# Best four-wheeler size (cc) for Big Game?



## jshuag

Looking at getting a four wheeler. My question is - how big of an engine is required when removing an elk from the back country? Specifically, when dragging out a gutted elk?

350 cc?
400 cc?
450 cc?
500 cc?
550 cc?
600 cc?
650 cc?
bigger?

2x4?
4x4?

I realize that the terrain changes but there has to be an optimum somewhere.


----------



## Fowlmouth

The size of the 4 wheeler really depends on the size of the rider. I have pulled elk out of the back country with 300 cc machines and bigger. 4 wheel drive is the only way to go when dragging animals the size of elk. I currently have a Grizzly 450 that has been good for working and playing. If I were buying a new machine I would get a Grizzly 550 or 700. ;-) 2 wheel drive 4 wheelers are great for the dunes!:mrgreen:


----------



## Mr Muleskinner

I have two Polaris' for sale a 400 HO (455) and a 500 LE. Both of them are like new. Either will perform the job. I can post pics and prices later but they are both in great shape and very clean.


----------



## Old Fudd

I have a Honda 1997 Fourtrax. Never had a problem,
This Old 4x4 has never failed me.


----------



## DallanC

Why drag an elk? Get a lighter 'wheeler and do this:

http://utahwildlife.net/forum/12-big-game/61033-12-year-old-completes-trifecta-elk.html

I prefer the smaller lighter machines to crawl into tight places you can't get into as easily with the bigger, taller machines. Use a 400cc machine and never felt underpowered. 4x4 is a must though. My machine is light enough if I get off and walk beside it, it will float up on top of pretty deep powder. Learned that the hard way once.

*IF* you wanted to get a winter track kit, a larger engine and power steering is recommended.

-DallanC


----------



## Nambaster

I have also found that the smaller the better on fourwheelers. When it comes to riding on top of crusty snow and getting in an out of tight spots a 300 cc fourwheeler gets you farther than the bigger rigs. Ever try lifting a 700? When they get stuck they are stuck good. 

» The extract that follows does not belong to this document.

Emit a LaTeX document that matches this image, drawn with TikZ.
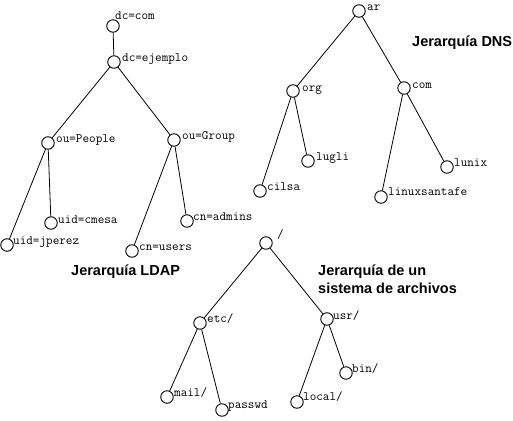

If you get a 300 stuck you can pick it up and get it out of anything. When it comes to dragging an elk most of your 4x4's are geared so low that they can pull an elk out of the woods.


----------



## Critter

My question would be where are you shooting elk where you can drive a 4 wheeler into to drag one out? 

I have a 400 Yamaha Kodiak and have hauled numerious elk out on ATV trails since I bought it in 2000. It is small enough that one man can take it just about anywhere and powerful enough to do the job.


----------



## Fowlmouth

Critter said:


> My question would be where are you shooting elk where you can drive a 4 wheeler into to drag one out?
> .


 I have dragged elk out of the Wasatch Mountains a few times using my machines. Sometimes you can't leave a designated trail, but you can get the elk to the trail and drag from there. Last year we hand drug a cow elk 150 yards (it sucked) then hooked up to the wheeler. It made the 1 1/2 mile trek back to the truck bearable.


----------



## swbuckmaster

Surprised at all the responses to smaller wheelers. I too like wheelers in the 400-450 range. Lighter better on gas. Heck my work has a 400 rihno and I pack 300-500 pounds of wire all the place with it.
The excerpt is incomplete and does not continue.